Problem to solve -> Restate each of the lines given below, word for word.

Data segment ->
################

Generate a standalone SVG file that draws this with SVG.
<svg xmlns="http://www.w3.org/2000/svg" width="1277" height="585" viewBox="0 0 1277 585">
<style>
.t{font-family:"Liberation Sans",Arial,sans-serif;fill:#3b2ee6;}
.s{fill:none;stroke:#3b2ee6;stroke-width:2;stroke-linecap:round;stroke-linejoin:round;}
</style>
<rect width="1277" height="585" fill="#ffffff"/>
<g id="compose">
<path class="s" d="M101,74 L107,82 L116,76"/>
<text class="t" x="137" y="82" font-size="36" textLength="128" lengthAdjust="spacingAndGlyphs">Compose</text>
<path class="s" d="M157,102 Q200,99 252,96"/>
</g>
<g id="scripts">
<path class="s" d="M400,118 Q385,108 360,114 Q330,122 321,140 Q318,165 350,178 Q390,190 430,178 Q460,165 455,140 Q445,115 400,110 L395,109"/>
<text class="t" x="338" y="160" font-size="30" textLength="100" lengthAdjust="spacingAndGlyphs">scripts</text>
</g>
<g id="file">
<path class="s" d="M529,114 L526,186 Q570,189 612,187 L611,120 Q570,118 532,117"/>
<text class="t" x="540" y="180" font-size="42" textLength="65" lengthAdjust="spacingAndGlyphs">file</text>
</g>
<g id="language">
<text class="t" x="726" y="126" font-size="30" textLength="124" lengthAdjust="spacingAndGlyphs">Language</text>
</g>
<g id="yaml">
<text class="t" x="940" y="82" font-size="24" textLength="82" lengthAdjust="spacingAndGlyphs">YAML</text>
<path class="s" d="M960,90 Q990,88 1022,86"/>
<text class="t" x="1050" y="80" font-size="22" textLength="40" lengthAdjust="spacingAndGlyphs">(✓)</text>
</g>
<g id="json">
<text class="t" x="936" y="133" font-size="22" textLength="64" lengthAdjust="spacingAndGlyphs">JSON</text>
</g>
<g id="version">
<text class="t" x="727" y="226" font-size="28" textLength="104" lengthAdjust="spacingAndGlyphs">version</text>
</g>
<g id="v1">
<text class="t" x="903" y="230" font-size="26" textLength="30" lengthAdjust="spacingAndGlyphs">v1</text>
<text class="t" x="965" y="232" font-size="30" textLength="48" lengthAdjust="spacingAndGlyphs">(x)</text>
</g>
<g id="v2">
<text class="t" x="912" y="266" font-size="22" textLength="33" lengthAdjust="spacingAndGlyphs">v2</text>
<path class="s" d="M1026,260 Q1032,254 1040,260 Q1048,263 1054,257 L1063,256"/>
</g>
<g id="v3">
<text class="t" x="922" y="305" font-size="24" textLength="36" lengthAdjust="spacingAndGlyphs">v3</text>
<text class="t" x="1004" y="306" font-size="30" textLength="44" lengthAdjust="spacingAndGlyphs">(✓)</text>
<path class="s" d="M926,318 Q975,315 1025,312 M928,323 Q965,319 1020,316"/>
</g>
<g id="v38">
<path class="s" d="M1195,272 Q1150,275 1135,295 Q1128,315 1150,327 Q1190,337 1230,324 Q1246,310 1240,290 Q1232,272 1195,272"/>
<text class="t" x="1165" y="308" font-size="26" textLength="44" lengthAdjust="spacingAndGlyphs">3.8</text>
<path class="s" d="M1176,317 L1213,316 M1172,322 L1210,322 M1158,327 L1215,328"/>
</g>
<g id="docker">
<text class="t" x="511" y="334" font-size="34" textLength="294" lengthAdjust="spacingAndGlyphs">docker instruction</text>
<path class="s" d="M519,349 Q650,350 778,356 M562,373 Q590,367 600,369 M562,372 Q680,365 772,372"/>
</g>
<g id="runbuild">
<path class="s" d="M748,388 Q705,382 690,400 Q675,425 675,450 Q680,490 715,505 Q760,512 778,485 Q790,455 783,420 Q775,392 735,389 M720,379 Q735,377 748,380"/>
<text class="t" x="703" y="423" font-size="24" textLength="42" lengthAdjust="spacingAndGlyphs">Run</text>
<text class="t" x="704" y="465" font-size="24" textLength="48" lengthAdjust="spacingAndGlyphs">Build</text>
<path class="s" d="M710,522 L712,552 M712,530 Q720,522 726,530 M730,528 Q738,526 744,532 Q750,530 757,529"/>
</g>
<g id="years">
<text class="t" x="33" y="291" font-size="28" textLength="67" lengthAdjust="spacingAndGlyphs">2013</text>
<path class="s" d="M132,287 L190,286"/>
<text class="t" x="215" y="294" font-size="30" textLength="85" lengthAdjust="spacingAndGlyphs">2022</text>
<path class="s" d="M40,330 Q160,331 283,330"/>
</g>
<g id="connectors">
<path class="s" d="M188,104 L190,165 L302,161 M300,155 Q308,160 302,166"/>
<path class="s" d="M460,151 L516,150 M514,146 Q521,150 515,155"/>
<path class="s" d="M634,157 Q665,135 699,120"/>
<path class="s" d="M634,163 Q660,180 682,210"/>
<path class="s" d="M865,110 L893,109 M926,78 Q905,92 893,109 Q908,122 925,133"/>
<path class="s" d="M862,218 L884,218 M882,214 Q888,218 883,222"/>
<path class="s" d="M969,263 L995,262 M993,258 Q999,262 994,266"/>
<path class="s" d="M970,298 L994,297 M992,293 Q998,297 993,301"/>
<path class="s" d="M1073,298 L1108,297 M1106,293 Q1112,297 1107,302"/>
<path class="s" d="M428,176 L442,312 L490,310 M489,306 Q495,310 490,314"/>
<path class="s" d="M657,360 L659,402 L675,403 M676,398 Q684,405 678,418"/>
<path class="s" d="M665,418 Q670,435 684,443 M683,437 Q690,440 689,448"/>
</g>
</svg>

################

Exercise answer ->
Generate a standalone SVG file that draws this with SVG.
<svg xmlns="http://www.w3.org/2000/svg" width="1277" height="585" viewBox="0 0 1277 585">
<style>
.t{font-family:"Liberation Sans",Arial,sans-serif;fill:#3b2ee6;}
.s{fill:none;stroke:#3b2ee6;stroke-width:2;stroke-linecap:round;stroke-linejoin:round;}
</style>
<rect width="1277" height="585" fill="#ffffff"/>
<g id="compose">
<path class="s" d="M101,74 L107,82 L116,76"/>
<text class="t" x="137" y="82" font-size="36" textLength="128" lengthAdjust="spacingAndGlyphs">Compose</text>
<path class="s" d="M157,102 Q200,99 252,96"/>
</g>
<g id="scripts">
<path class="s" d="M400,118 Q385,108 360,114 Q330,122 321,140 Q318,165 350,178 Q390,190 430,178 Q460,165 455,140 Q445,115 400,110 L395,109"/>
<text class="t" x="338" y="160" font-size="30" textLength="100" lengthAdjust="spacingAndGlyphs">scripts</text>
</g>
<g id="file">
<path class="s" d="M529,114 L526,186 Q570,189 612,187 L611,120 Q570,118 532,117"/>
<text class="t" x="540" y="180" font-size="42" textLength="65" lengthAdjust="spacingAndGlyphs">file</text>
</g>
<g id="language">
<text class="t" x="726" y="126" font-size="30" textLength="124" lengthAdjust="spacingAndGlyphs">Language</text>
</g>
<g id="yaml">
<text class="t" x="940" y="82" font-size="24" textLength="82" lengthAdjust="spacingAndGlyphs">YAML</text>
<path class="s" d="M960,90 Q990,88 1022,86"/>
<text class="t" x="1050" y="80" font-size="22" textLength="40" lengthAdjust="spacingAndGlyphs">(✓)</text>
</g>
<g id="json">
<text class="t" x="936" y="133" font-size="22" textLength="64" lengthAdjust="spacingAndGlyphs">JSON</text>
</g>
<g id="version">
<text class="t" x="727" y="226" font-size="28" textLength="104" lengthAdjust="spacingAndGlyphs">version</text>
</g>
<g id="v1">
<text class="t" x="903" y="230" font-size="26" textLength="30" lengthAdjust="spacingAndGlyphs">v1</text>
<text class="t" x="965" y="232" font-size="30" textLength="48" lengthAdjust="spacingAndGlyphs">(x)</text>
</g>
<g id="v2">
<text class="t" x="912" y="266" font-size="22" textLength="33" lengthAdjust="spacingAndGlyphs">v2</text>
<path class="s" d="M1026,260 Q1032,254 1040,260 Q1048,263 1054,257 L1063,256"/>
</g>
<g id="v3">
<text class="t" x="922" y="305" font-size="24" textLength="36" lengthAdjust="spacingAndGlyphs">v3</text>
<text class="t" x="1004" y="306" font-size="30" textLength="44" lengthAdjust="spacingAndGlyphs">(✓)</text>
<path class="s" d="M926,318 Q975,315 1025,312 M928,323 Q965,319 1020,316"/>
</g>
<g id="v38">
<path class="s" d="M1195,272 Q1150,275 1135,295 Q1128,315 1150,327 Q1190,337 1230,324 Q1246,310 1240,290 Q1232,272 1195,272"/>
<text class="t" x="1165" y="308" font-size="26" textLength="44" lengthAdjust="spacingAndGlyphs">3.8</text>
<path class="s" d="M1176,317 L1213,316 M1172,322 L1210,322 M1158,327 L1215,328"/>
</g>
<g id="docker">
<text class="t" x="511" y="334" font-size="34" textLength="294" lengthAdjust="spacingAndGlyphs">docker instruction</text>
<path class="s" d="M519,349 Q650,350 778,356 M562,373 Q590,367 600,369 M562,372 Q680,365 772,372"/>
</g>
<g id="runbuild">
<path class="s" d="M748,388 Q705,382 690,400 Q675,425 675,450 Q680,490 715,505 Q760,512 778,485 Q790,455 783,420 Q775,392 735,389 M720,379 Q735,377 748,380"/>
<text class="t" x="703" y="423" font-size="24" textLength="42" lengthAdjust="spacingAndGlyphs">Run</text>
<text class="t" x="704" y="465" font-size="24" textLength="48" lengthAdjust="spacingAndGlyphs">Build</text>
<path class="s" d="M710,522 L712,552 M712,530 Q720,522 726,530 M730,528 Q738,526 744,532 Q750,530 757,529"/>
</g>
<g id="years">
<text class="t" x="33" y="291" font-size="28" textLength="67" lengthAdjust="spacingAndGlyphs">2013</text>
<path class="s" d="M132,287 L190,286"/>
<text class="t" x="215" y="294" font-size="30" textLength="85" lengthAdjust="spacingAndGlyphs">2022</text>
<path class="s" d="M40,330 Q160,331 283,330"/>
</g>
<g id="connectors">
<path class="s" d="M188,104 L190,165 L302,161 M300,155 Q308,160 302,166"/>
<path class="s" d="M460,151 L516,150 M514,146 Q521,150 515,155"/>
<path class="s" d="M634,157 Q665,135 699,120"/>
<path class="s" d="M634,163 Q660,180 682,210"/>
<path class="s" d="M865,110 L893,109 M926,78 Q905,92 893,109 Q908,122 925,133"/>
<path class="s" d="M862,218 L884,218 M882,214 Q888,218 883,222"/>
<path class="s" d="M969,263 L995,262 M993,258 Q999,262 994,266"/>
<path class="s" d="M970,298 L994,297 M992,293 Q998,297 993,301"/>
<path class="s" d="M1073,298 L1108,297 M1106,293 Q1112,297 1107,302"/>
<path class="s" d="M428,176 L442,312 L490,310 M489,306 Q495,310 490,314"/>
<path class="s" d="M657,360 L659,402 L675,403 M676,398 Q684,405 678,418"/>
<path class="s" d="M665,418 Q670,435 684,443 M683,437 Q690,440 689,448"/>
</g>
</svg>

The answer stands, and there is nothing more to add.